834~847年、円仁和尚の草創といわれています。元々は天台宗のお寺でしたが、鎌倉時代の末期の建武3年(1336年)2月、足利尊氏の従軍僧だった道宗雙救上人が今川貞世と共に、光明寺に足を止めたとき智海和尚を助け、自らが大願主となり光明寺を再興し、浄土宗へと改宗しました。
室町時代には村上水軍の信仰を集め、1588年、豊臣秀吉の「海上鎮圧令」により武士を捨て回漕問屋へと生業を変えた後も檀家として寺を支えました。
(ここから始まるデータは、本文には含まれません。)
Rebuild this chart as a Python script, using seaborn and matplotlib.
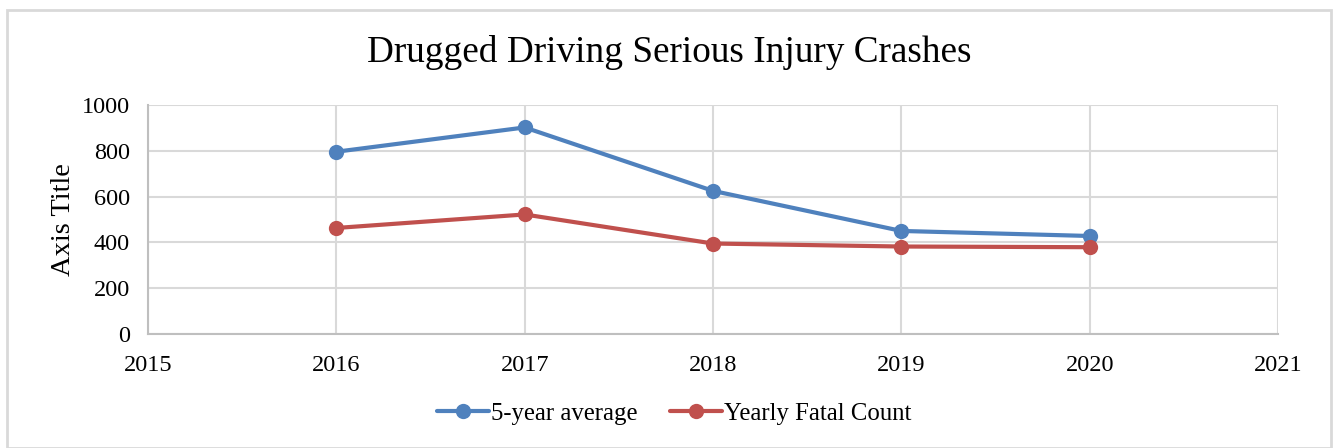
import matplotlib
matplotlib.use('Agg')
import matplotlib.pyplot as plt
import seaborn as sns
import pandas as pd
from matplotlib.patches import Rectangle

years = [2016, 2017, 2018, 2019, 2020]
five_year_avg = [796, 902, 625, 450, 428]
yearly_fatal = [463, 522, 395, 382, 379]
series_names = ['5-year average', 'Yearly Fatal Count']

df = pd.DataFrame({
    'year': years * 2,
    'value': five_year_avg + yearly_fatal,
    'series': [series_names[0]] * len(years) + [series_names[1]] * len(years),
})

sns.set_style('white')
plt.rcParams['font.family'] = ['Liberation Serif', 'DejaVu Serif']
plt.rcParams['text.color'] = 'black'
plt.rcParams['axes.labelcolor'] = 'black'
plt.rcParams['xtick.color'] = 'black'
plt.rcParams['ytick.color'] = 'black'

fig = plt.figure(figsize=(13.35, 4.48), dpi=100)
ax = fig.add_axes([0.1109, 0.2545, 0.8464, 0.5111])

sns.lineplot(data=df, x='year', y='value', hue='series',
             palette=['#4f81bd', '#c0504d'], marker='o', markersize=11,
             markeredgewidth=0, linewidth=3, ax=ax, legend=True)

ax.set_xlim(2015, 2021)
ax.set_ylim(0, 1000)
ax.set_xticks(range(2015, 2022))
ax.set_yticks(range(0, 1001, 200))
ax.grid(True, color='#d9d9d9', linewidth=1.5)
ax.set_axisbelow(True)
for side in ['top', 'right']:
    ax.spines[side].set_visible(False)
for side in ['left', 'bottom']:
    ax.spines[side].set_color('#bfbfbf')
    ax.spines[side].set_linewidth(1.5)
ax.tick_params(axis='x', labelsize=17.5, length=0, pad=15)
ax.tick_params(axis='y', labelsize=17.5, length=0, pad=13)
ax.set_xlabel('')
ax.set_ylabel('Axis Title', fontsize=20.5, labelpad=4)

fig.text(0.5015, 0.883, 'Drugged Driving Serious Injury Crashes', fontsize=26.8,
         ha='center', va='center')

handles, labels = ax.get_legend_handles_labels()
ax.legend_.remove()
fig.legend(handles, labels, loc='center', bbox_to_anchor=(0.505, 0.076), ncol=2,
           frameon=False, fontsize=17.8, handlelength=2.1, columnspacing=1.3,
           handletextpad=0.1)

fig.patches.append(Rectangle((0.005, 0.0), 0.992, 0.978, transform=fig.transFigure,
                             fill=False, edgecolor='#d9d9d9', linewidth=2))

fig.savefig('out.png', dpi=100)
海上鎮圧令(海賊取締令・海賊停止令)とは、1588年(天正16年)に豊臣秀吉が倭寇に対し
①豊臣氏に従い、大名となる
②豊臣政権の大名の家臣となる
③武装を放棄し、百姓になる」。
この3つを迫った政策です。
またこの寺には尾道ゆかりの第12代横綱・陣幕久五郎の墓があり、彼を顕彰した手形付きの記念碑があります。
境内下には地面を這うように枝を伸ばした「蟠龍の松」は市の天然記念物に指定されていましたが、2019年に寄ったときは、枯れてしまっていました。
むかし尾道でも相撲の興業があり、その関係で第12代横綱陣幕久五郎の碑があります。陣幕久五郎の出身は東出雲(現松江市)出身ですが、出雲と尾道は出雲街道で結ばれており、石見銀山の銀も尾道まで陸路で運ばれ、尾道から船に乗せ替えて運んでいたものもあり、つながりが強かったそうです。
重要文化財:木造千手観音立像 - 平安時代後期の作
ポルトガル人の宣教師ルイス・フロイスが「日本最大の海賊」と呼んだのが、瀬戸内海の能島(のしま)、来島(くるしま)、因島(いんのしま)の三島を拠点とした村上水軍です。
村上水軍は、西日本で幅広く海上の傭兵として働き、来島の村上氏は、室町幕府の公用船や明、朝鮮の交易船の警護を引き受けて利を得ていました。
毛利氏と手を結んで村上一族の最盛期を築いた村上武吉(たけよし)は、能島に巨大な海上要塞をつくりあげました。これは1585年に豊臣秀吉の命を受けた小早川氏の侵攻で焼き払われたの
ですが、のちに能島からは大陸の磁器の破片や輸入銭などがざくざくと発掘され、村上氏の活動範囲の広さを後世に伝えています。